Tuesday, September 1, 2009

School starts (for some…)

Both my sons are now back in school, my oldest at a new Middle School and my youngest still at Conway Grammar. I meet the new school year with mixed emotions. On the one hand, I was really looking forward to returning back-to-school with them, as an Art Teacher (capitalization on purpose). I was enjoying the vocation. I was in a challenging school district—so challenging, in fact that I did not know how to approach blogging about the work all of last year, and consequently didn’t. The silence stretches back to last February. I started writing some ideas longhand, at lunchtime during school, but soon found that time taken up by classroom needs, outside of actually eating my lunch. And after a while, the story I would’ve told felt like it was so far into itself that the recap became unwieldy. And somewhat pointless. And was eventually abandoned.

In the name of a fresh broom sweeping clean, I then made a plan to incorporate blogging about teaching at the start of the school year. And I prepared lesson plans, and solidified methodologies and documented a lot of what I had not, before. And I called myself ready to hit the ground running.

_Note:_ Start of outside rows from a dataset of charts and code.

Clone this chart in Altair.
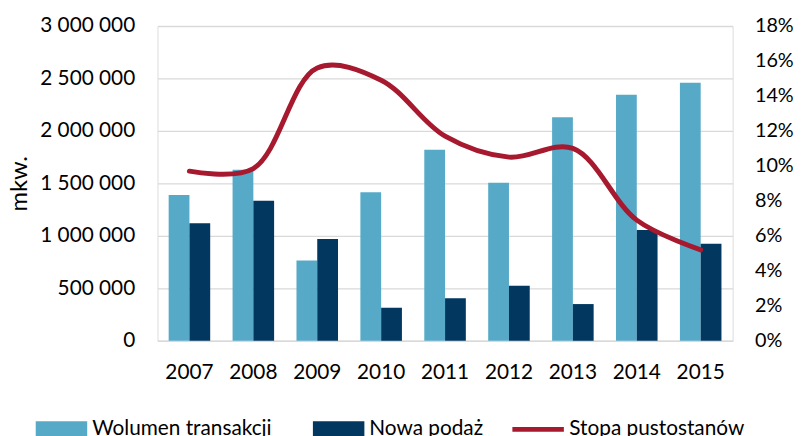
import altair as alt
import pandas as pd

years = ["2007", "2008", "2009", "2010", "2011", "2012", "2013", "2014", "2015"]
wolumen = [1390000, 1630000, 765000, 1415000, 1820000, 1505000, 2130000, 2345000, 2460000]
podaz = [1120000, 1335000, 970000, 315000, 405000, 525000, 350000, 1055000, 925000]
stopa = [0.097, 0.0985, 0.156, 0.149, 0.117, 0.105, 0.110, 0.069, 0.052]

series_names = ["Wolumen transakcji", "Nowa podaż"]
line_name = "Stopa pustostanów"
left_ticks = [0, 500000, 1000000, 1500000, 2000000, 2500000, 3000000]
right_ticks = [0, 0.02, 0.04, 0.06, 0.08, 0.10, 0.12, 0.14, 0.16, 0.18]

bars_df = pd.DataFrame(
    [{"year": y, "series": series_names[0], "value": v} for y, v in zip(years, wolumen)]
    + [{"year": y, "series": series_names[1], "value": v} for y, v in zip(years, podaz)]
)
line_df = pd.DataFrame({"year": years, "stopa": stopa, "name": [line_name] * len(years)})

FONT = "Lato"
GRID = "#d9d9d9"

x_enc = alt.X(
    "year:N",
    sort=years,
    scale=alt.Scale(paddingInner=0.35, paddingOuter=0.175),
    axis=alt.Axis(
        title=None, labelAngle=0, ticks=False, domainColor=GRID, domainWidth=1.5,
        labelPadding=21, labelFontSize=21, labelColor="#000000", labelFont=FONT,
    ),
)

bars = alt.Chart(bars_df).mark_bar().encode(
    x=x_enc,
    xOffset=alt.XOffset("series:N", sort=series_names,
                        scale=alt.Scale(domain=series_names, paddingInner=0, paddingOuter=0)),
    y=alt.Y(
        "value:Q",
        scale=alt.Scale(domain=[0, 3000000]),
        axis=alt.Axis(
            values=left_ticks,
            labelExpr="replace(format(datum.value, ','), regexp(',', 'g'), ' ')",
            title="mkw.", titleFont=FONT, titleFontSize=24, titleFontWeight="normal",
            titleColor="#000000", titleX=-151, titleY=159, titleAngle=270,
            titleBaseline="top", titleAlign="center",
            domain=False, ticks=False, labelPadding=23, labelFontSize=21,
            labelColor="#000000", labelFont=FONT,
            grid=True, gridColor=GRID, gridWidth=1.3,
        ),
    ),
    fill=alt.Fill(
        "series:N", sort=series_names,
        scale=alt.Scale(domain=series_names, range=["#56AAC7", "#02375F"]),
        legend=alt.Legend(
            title=None, orient="none", legendX=-123, legendY=381, direction="horizontal",
            symbolType="M-1,-0.3H1V0.3H-1Z", symbolSize=2704, symbolStrokeWidth=0,
            labelFontSize=21, labelFont=FONT, labelColor="#000000", labelOffset=5,
            labelLimit=500, columnPadding=41, padding=0,
        ),
    ),
)

line = alt.Chart(line_df).mark_line(strokeWidth=5, interpolate="catmull-rom", strokeCap="round").encode(
    x=alt.X("year:N", sort=years),
    y=alt.Y(
        "stopa:Q",
        scale=alt.Scale(domain=[0, 0.18]),
        axis=alt.Axis(
            orient="right", values=right_ticks, format=".0%", title=None,
            domain=False, ticks=False, grid=False, labelPadding=22,
            labelFontSize=20, labelColor="#000000", labelFont=FONT,
        ),
    ),
    stroke=alt.Stroke(
        "name:N",
        scale=alt.Scale(domain=[line_name], range=["#A6192E"]),
        legend=alt.Legend(
            title=None, orient="none", legendX=356, legendY=379, direction="horizontal",
            symbolType="stroke", symbolSize=2704, symbolStrokeWidth=5,
            labelFontSize=21, labelFont=FONT, labelColor="#000000", labelOffset=3,
            labelLimit=500, padding=0,
        ),
    ),
)

chart = (
    alt.layer(bars, line)
    .resolve_scale(y="independent", fill="independent", stroke="independent")
    .properties(
        width=581, height=318, autosize="none",
        padding={"left": 151, "top": 16, "right": 64, "bottom": 94},
    )
    .configure_view(stroke=None)
    .configure(font=FONT)
)

chart.save("out.html", embed_options={"renderer": "svg", "actions": False})
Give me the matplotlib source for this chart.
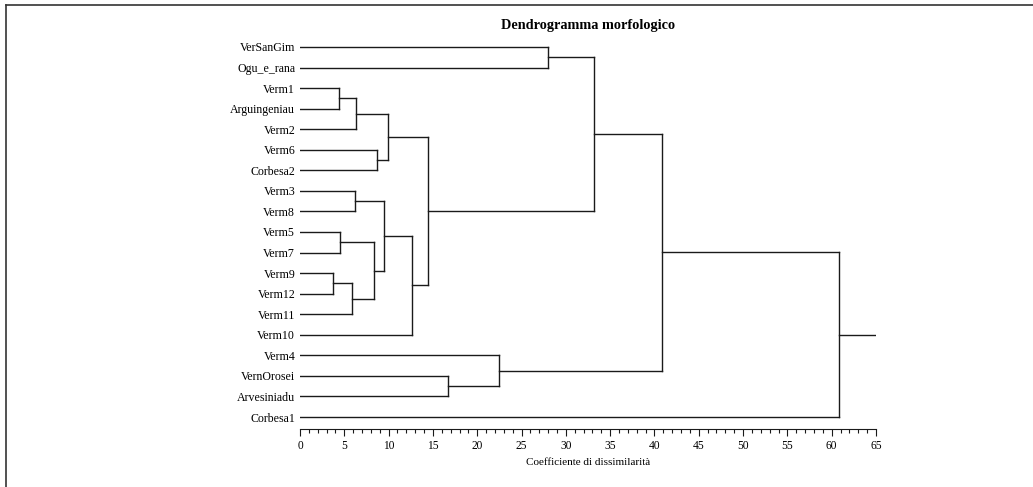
import numpy as np
import matplotlib
matplotlib.use("Agg")
import matplotlib.pyplot as plt
from matplotlib.lines import Line2D
from matplotlib.ticker import MultipleLocator

plt.rcParams['font.family'] = ['Liberation Serif', 'DejaVu Serif']

# foglie, dall'alto in basso
leaves = ['VerSanGim', 'Ogu_e_rana', 'Verm1', 'Arguingeniau', 'Verm2', 'Verm6',
          'Corbesa2', 'Verm3', 'Verm8', 'Verm5', 'Verm7', 'Verm9', 'Verm12',
          'Verm11', 'Verm10', 'Verm4', 'VernOrosei', 'Arvesiniadu', 'Corbesa1']

# fusioni: (figlio a, figlio b, altezza) ; "m<k>" = fusione k
merge_a = ['VerSanGim', 'Verm1', 'm1', 'Verm6', 'm2', 'Verm3', 'Verm5', 'Verm9', 'm7',
           'm6', 'm5', 'm10', 'm4', 'm0', 'VernOrosei', 'Verm4', 'm13', 'm16']
merge_b = ['Ogu_e_rana', 'Arguingeniau', 'Verm2', 'Corbesa2', 'm3', 'Verm8', 'Verm7',
           'Verm12', 'Verm11', 'm8', 'm9', 'Verm10', 'm11', 'm12', 'Arvesiniadu',
           'm14', 'm15', 'Corbesa1']
merge_h = [28.0, 4.4, 6.3, 8.7, 9.9, 6.2, 4.5, 3.7, 5.9, 8.4, 9.5, 12.6, 14.4,
           33.2, 16.7, 22.5, 40.8, 60.8]
x_max = 65

fig = plt.figure(figsize=(10.33, 4.87), dpi=100)
ax = fig.add_axes([300/1033, 1 - 429/487, 576/1033, (429 - 37)/487])

col = '#1a1a1a'
pos = {}
for i, name in enumerate(leaves):
    pos[name] = (i, 0.0)

for k in range(len(merge_h)):
    ya, xa = pos[merge_a[k]]
    yb, xb = pos[merge_b[k]]
    h = merge_h[k]
    ax.plot([xa, h], [ya, ya], color=col, lw=1)
    ax.plot([xb, h], [yb, yb], color=col, lw=1)
    ax.plot([h, h], [ya, yb], color=col, lw=1)
    pos['m%d' % k] = ((ya + yb) / 2, h)

yr, xr = pos['m%d' % (len(merge_h) - 1)]
ax.plot([xr, x_max], [yr, yr], color=col, lw=1)

ax.set_xlim(0, x_max)
ax.set_ylim(len(leaves) - 1 + 12/20.56, -0.486)
ax.set_yticks(range(len(leaves)))
ax.set_yticklabels(leaves, fontsize=8.6)
ax.tick_params(axis='y', length=0, pad=3.5)
ax.xaxis.set_major_locator(MultipleLocator(5))
ax.xaxis.set_minor_locator(MultipleLocator(1))
ax.tick_params(axis='x', which='major', length=5, width=0.8, labelsize=8.3, pad=3, color=col)
ax.tick_params(axis='x', which='minor', length=3, width=0.8, color=col)
for s in ['left', 'right', 'top']:
    ax.spines[s].set_visible(False)
ax.spines['bottom'].set_color(col)
ax.spines['bottom'].set_linewidth(0.8)

ax.set_xlabel('Coefficiente di dissimilarità', fontsize=8, labelpad=4)
fig.text(588/1033, 1 - 25/487, 'Dendrogramma morfologico', fontsize=10.3,
         fontweight='bold', ha='center', va='center')

# bordo della finestra (sopra e a sinistra)
fig.add_artist(Line2D([6/1033, 1], [1 - 5/487, 1 - 5/487], color='#333333', lw=1.2))
fig.add_artist(Line2D([6/1033, 6/1033], [0, 1 - 5/487], color='#333333', lw=1.2))

fig.savefig('out.png', dpi=100)
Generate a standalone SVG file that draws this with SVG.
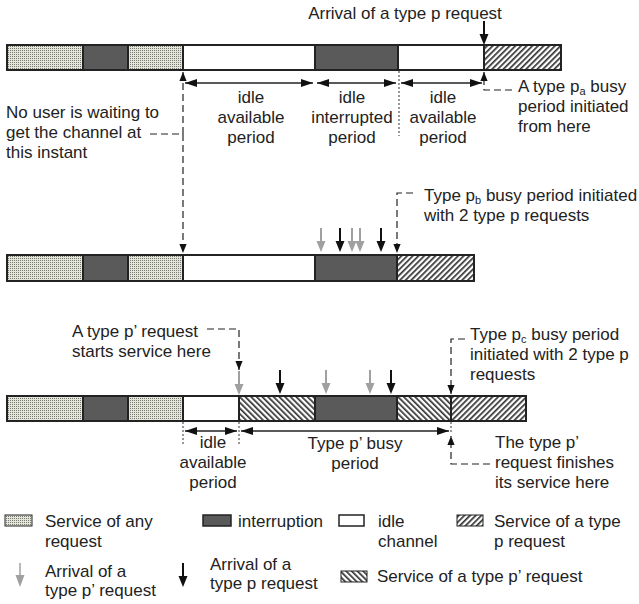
<svg xmlns="http://www.w3.org/2000/svg" width="639" height="604" viewBox="0 0 639 604">
<style>
text{font-family:"Liberation Sans",Arial,sans-serif;font-size:17px;fill:#222}
.c{text-anchor:middle}
.s{font-size:11px}
rect.b{stroke:#222;stroke-width:2}
.dots{fill:url(#dots)}
.dark{fill:#5a5a5a}
.idle{fill:#fff}
.hp{fill:url(#hp)}
.hq{fill:url(#hq)}
.dash{fill:none;stroke:#222;stroke-width:1.2;stroke-dasharray:7,4}
.dot{stroke:#333;stroke-width:1;stroke-dasharray:2,2}
.dim{stroke:#222;stroke-width:1.5;fill:none;marker-start:url(#da);marker-end:url(#da)}
.dc{marker-end:url(#ah)}
</style>
<defs>
<pattern id="dots" width="2" height="2" patternUnits="userSpaceOnUse"><rect width="2" height="2" fill="#e2e5d8"/><rect width="1" height="1" fill="#7a7c74"/></pattern>
<pattern id="hp" width="4" height="4" patternUnits="userSpaceOnUse" patternTransform="rotate(45)"><rect width="4" height="4" fill="#fff"/><rect width="1.7" height="4" fill="#333"/></pattern>
<pattern id="hq" width="4" height="4" patternUnits="userSpaceOnUse" patternTransform="rotate(-45)"><rect width="4" height="4" fill="#fff"/><rect width="1.7" height="4" fill="#333"/></pattern>
<marker id="ah" viewBox="0 0 10 8" refX="10" refY="4" markerWidth="9" markerHeight="8" markerUnits="userSpaceOnUse" orient="auto-start-reverse"><path d="M0,0L10,4L0,8z" fill="#111"/></marker>
<marker id="da" viewBox="0 0 12 8" refX="12" refY="4" markerWidth="12" markerHeight="8" markerUnits="userSpaceOnUse" orient="auto-start-reverse"><path d="M0,0L12,4L0,8z" fill="#111"/></marker>
<g id="ab"><line x1="0" y1="-24" x2="0" y2="-9" stroke="#111" stroke-width="2"/><path d="M-4.5,-11L4.5,-11L0,0z" fill="#111"/></g>
<g id="ag"><line x1="0" y1="-24" x2="0" y2="-9" stroke="#a0a0a0" stroke-width="2"/><path d="M-4.5,-11L4.5,-11L0,0z" fill="#a0a0a0"/></g>
</defs>

<g id="bar1">
<rect class="b dots" x="7" y="45" width="76" height="25"/>
<rect class="b dark" x="83" y="45" width="45" height="25"/>
<rect class="b dots" x="128" y="45" width="55" height="25"/>
<rect class="b idle" x="183" y="45" width="132" height="25"/>
<rect class="b dark" x="315" y="45" width="83" height="25"/>
<rect class="b idle" x="398" y="45" width="86" height="25"/>
<rect class="b hp" x="484" y="45" width="77" height="25"/>
</g>

<g id="bar2">
<rect class="b dots" x="7" y="255" width="76" height="26"/>
<rect class="b dark" x="83" y="255" width="45" height="26"/>
<rect class="b dots" x="128" y="255" width="55" height="26"/>
<rect class="b idle" x="183" y="255" width="132" height="26"/>
<rect class="b dark" x="315" y="255" width="82" height="26"/>
<rect class="b hp" x="397" y="255" width="77" height="26"/>
</g>

<g id="bar3">
<rect class="b dots" x="7" y="396" width="76" height="25"/>
<rect class="b dark" x="83" y="396" width="45" height="25"/>
<rect class="b dots" x="128" y="396" width="55" height="25"/>
<rect class="b idle" x="183" y="396" width="56" height="25"/>
<rect class="b hq" x="239" y="396" width="76" height="25"/>
<rect class="b dark" x="315" y="396" width="82" height="25"/>
<rect class="b hq" x="397" y="396" width="54" height="25"/>
<rect class="b hp" x="451" y="396" width="75" height="25"/>
</g>

<g id="connectors">
<use href="#ab" x="484" y="45"/>
<path class="dim" d="M185,83H313"/>
<path class="dim" d="M317,83H396"/>
<path class="dim" d="M401,83H482"/>
<line class="dot" x1="399" y1="71" x2="399" y2="136"/>
<path class="dash dc" d="M150,134H183V72"/>
<path class="dash dc" d="M183,134V253"/>
<path class="dash dc" d="M512,90H484V72"/>
<use href="#ag" x="321" y="252"/>
<use href="#ab" x="340" y="252"/>
<use href="#ag" x="352" y="252"/>
<use href="#ag" x="360" y="252"/>
<use href="#ab" x="381" y="252"/>
<path class="dash dc" d="M413,193H397V253"/>
<path class="dash dc" d="M207,329H239V370"/>
<g transform="translate(239,395)"><line x1="0" y1="-24" x2="0" y2="-9" stroke="#a0a0a0" stroke-width="2"/><path d="M-4.5,-11L4.5,-11L0,0z" fill="#a0a0a0"/></g>
<use href="#ab" x="280" y="394"/>
<use href="#ag" x="326" y="394"/>
<use href="#ag" x="370" y="394"/>
<use href="#ab" x="391" y="394"/>
<path class="dash dc" d="M465,339H451V394"/>
<line class="dot" x1="183" y1="422" x2="183" y2="444"/>
<line class="dot" x1="239" y1="422" x2="239" y2="444"/>
<line class="dot" x1="451" y1="422" x2="451" y2="434"/>
<path class="dim" d="M185,431H237"/>
<path class="dim" d="M241,431H449"/>
<path class="dash dc" d="M490,464H451V436"/>
</g>

<g id="labels">
<text class="c" x="405" y="19">Arrival of a type p request</text>
<text class="c" x="251" y="103">idle</text>
<text class="c" x="251" y="123">available</text>
<text class="c" x="251" y="143">period</text>
<text class="c" x="352" y="103">idle</text>
<text class="c" x="352" y="123">interrupted</text>
<text class="c" x="352" y="143">period</text>
<text class="c" x="443" y="103">idle</text>
<text class="c" x="443" y="123">available</text>
<text class="c" x="443" y="143">period</text>
<text x="6" y="118">No user is waiting to</text>
<text x="6" y="138">get the channel at</text>
<text x="6" y="158">this instant</text>
<text x="518" y="92">A type p<tspan class="s" dy="3">a</tspan><tspan dy="-3"> busy</tspan></text>
<text x="518" y="112">period initiated</text>
<text x="518" y="132">from here</text>
<text x="424" y="201">Type p<tspan class="s" dy="3">b</tspan><tspan dy="-3"> busy period initiated</tspan></text>
<text x="424" y="221">with 2 type p requests</text>
<text x="72" y="337">A type p’ request</text>
<text x="72" y="357">starts service here</text>
<text x="470" y="340">Type p<tspan class="s" dy="3">c</tspan><tspan dy="-3"> busy period</tspan></text>
<text x="470" y="360">initiated with 2 type p</text>
<text x="470" y="380">requests</text>
<text class="c" x="213" y="448">idle</text>
<text class="c" x="213" y="468">available</text>
<text class="c" x="213" y="488">period</text>
<text class="c" x="355" y="449">Type p’ busy</text>
<text class="c" x="355" y="469">period</text>
<text x="495" y="448">The type p’</text>
<text x="495" y="468">request finishes</text>
<text x="495" y="488">its service here</text>
</g>

<g id="legend">
<rect class="dots" x="5" y="515" width="27" height="11" stroke="#222" stroke-width="1"/>
<text x="45" y="527">Service of any</text>
<text x="45" y="547">request</text>
<rect class="dark" x="203" y="515" width="28" height="11" stroke="#222" stroke-width="1.5"/>
<text x="238" y="527">interruption</text>
<rect class="idle" x="339" y="515" width="25" height="11" stroke="#222" stroke-width="1.5"/>
<text x="378" y="527">idle</text>
<text x="378" y="547">channel</text>
<rect class="hp" x="457" y="515" width="26" height="11" stroke="#222" stroke-width="1"/>
<text x="494" y="527">Service of a type</text>
<text x="494" y="547">p request</text>
<g transform="translate(20,587)"><line x1="0" y1="-24" x2="0" y2="-9" stroke="#a0a0a0" stroke-width="1.5"/><path d="M-4.5,-12L4.5,-12L0,0z" fill="#a0a0a0"/></g>
<text x="45" y="577">Arrival of a</text>
<text x="45" y="596">type p’ request</text>
<use href="#ab" x="183" y="587"/>
<text x="210" y="570">Arrival of a</text>
<text x="210" y="589">type p request</text>
<rect class="hq" x="341" y="571" width="26" height="11" stroke="#222" stroke-width="1"/>
<text x="377" y="582">Service of a type p’ request</text>
</g>
</svg>
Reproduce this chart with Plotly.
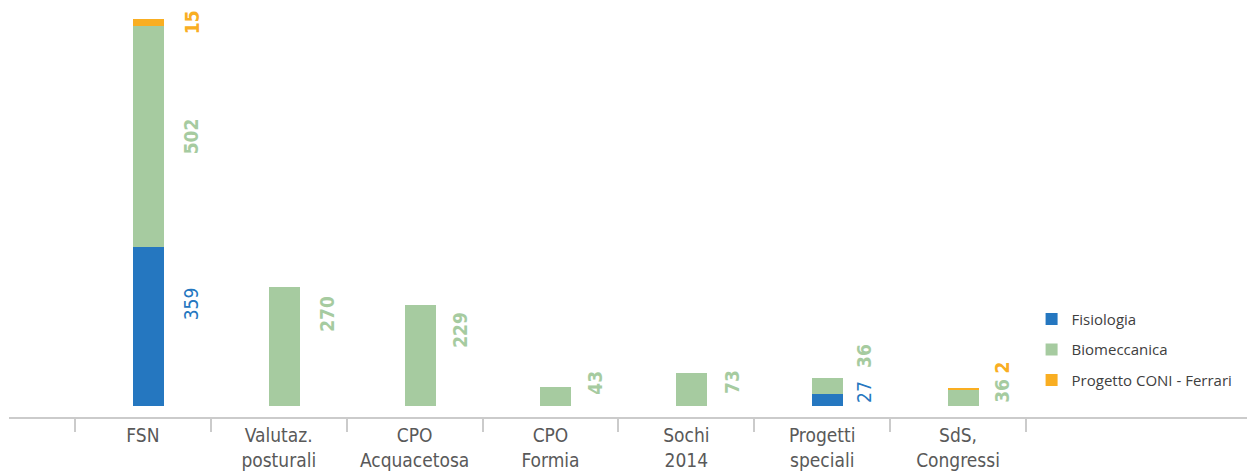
import plotly.graph_objects as go

categories = ["FSN", "Valutaz.<br>posturali", "CPO<br>Acquacetosa", "CPO<br>Formia",
              "Sochi<br>2014", "Progetti<br>speciali", "SdS,<br>Congressi"]
fisiologia = [359, None, None, None, None, 27, None]
biomeccanica = [502, 270, 229, 43, 73, 36, 36]
coni_ferrari = [15, None, None, None, None, None, 2]

series_names = ["Fisiologia", "Biomeccanica", "Progetto CONI - Ferrari"]
series_values = [fisiologia, biomeccanica, coni_ferrari]
colors = ["#2577C0", "#A6CBA0", "#F9AE22"]
label_weights = ["normal", "bold", "bold"]

# pixel nudges for the data labels (style only)
label_xshift = [49, 48, 46, 45, 45, 42, 44]
label_yshift = [
    [23, None, None, None, None, 8, None],
    [0, 32, 25, 14, 8, 30, 7],
    [0, None, None, None, None, None, 22],
]

FONT = "DejaVu Sans Condensed, Liberation Sans Narrow, Roboto, sans-serif"

fig = go.Figure()
for name, vals, col in zip(series_names, series_values, colors):
    fig.add_trace(go.Bar(
        x=categories, y=vals, name=name, marker=dict(color=col, line=dict(width=0)),
        width=0.228, offset=-0.074, legendgroup=name,
    ))

annotations = []
base = [0] * len(categories)
for s, vals in enumerate(series_values):
    for i, v in enumerate(vals):
        if v is None:
            continue
        mid = base[i] + v / 2
        annotations.append(dict(
            x=i, y=mid, xref="x", yref="y", text=str(v), showarrow=False,
            textangle=-90, xshift=label_xshift[i], yshift=label_yshift[s][i],
            font=dict(family=FONT, size=19, color=colors[s],
                      weight=label_weights[s]),
        ))
        base[i] += v

fig.update_layout(
    width=1247, height=472,
    margin=dict(l=9, r=0, t=10, b=55, autoexpand=False),
    plot_bgcolor="white", paper_bgcolor="white",
    barmode="stack",
    showlegend=True,
    legend=dict(x=0.826, y=0.165, xanchor="left", yanchor="middle",
                font=dict(family="Open Sans, Noto Sans, sans-serif", size=15,
                          color="#404040"),
                tracegroupgap=8, bgcolor="rgba(0,0,0,0)"),
    annotations=annotations,
    xaxis=dict(
        type="category", categoryorder="array", categoryarray=categories,
        range=[-0.9856, 8.127], automargin=False,
        showline=True, linecolor="#CBCBCB", linewidth=2,
        ticks="outside", ticklen=13, tickwidth=2, tickcolor="#CBCBCB",
        tickson="boundaries",
        showgrid=False, zeroline=False,
        tickfont=dict(family=FONT, size=19, color="#595959"),
    ),
    yaxis=dict(range=[-25.6, 896.4], visible=False, showgrid=False,
               zeroline=False, automargin=False),
)

fig.write_html("out.html")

But, sadly, that wasn’t to be. It turns out that I’m not teaching this year, due to budget cuts which, eliminated the Art teacher position from the middle school I was teaching at at the same time as it increased the class size. I feel sad most for the students at that school, as they had a time testing me, and seeing if I would stay or go. My choice and what I proved to them, was that I was going to stay. Until the district changes the game, and made a liar of me.

Okay, that sounds angry, and that’s not my intention. I’m really just a little sad. I have the work at Idea MechaniX to keep me busy in the short term, as I look to move back into publishing full time, keeping teaching open as an afterschool sideline. And, really, I have no regrets, having had a good experience at M. Marcus Kiley Middle School. I feel I made an impression, and left a mark, if only for a year. And I even helped their overall identity by doing a bit of digital design, free of charge, as well. Here is a link to the Vision and Mission statement posters I developed and designed for the school, now posted on their website. So I’m gone, but not forgotten.

And now, on the other hand, I have a bit more time on my hands. With that opportunity to do a bit of catch up, I plan to take the time to explore my own teaching philosophy in a way that I haven’t done, concretely, in a while. And in doing so, I plan to tell some of my success stories in teaching. A lot of the lessons and stories are applicable to any area of teaching. And, since this is my own subjective, personal blog, I can do with it what I will.

For the next several blog entries, I will be exploring some of my fallback introductory lessons, and the ways that I’ve used these stories in teaching. Please feel free to pass them along, and if they work for you, make them your own.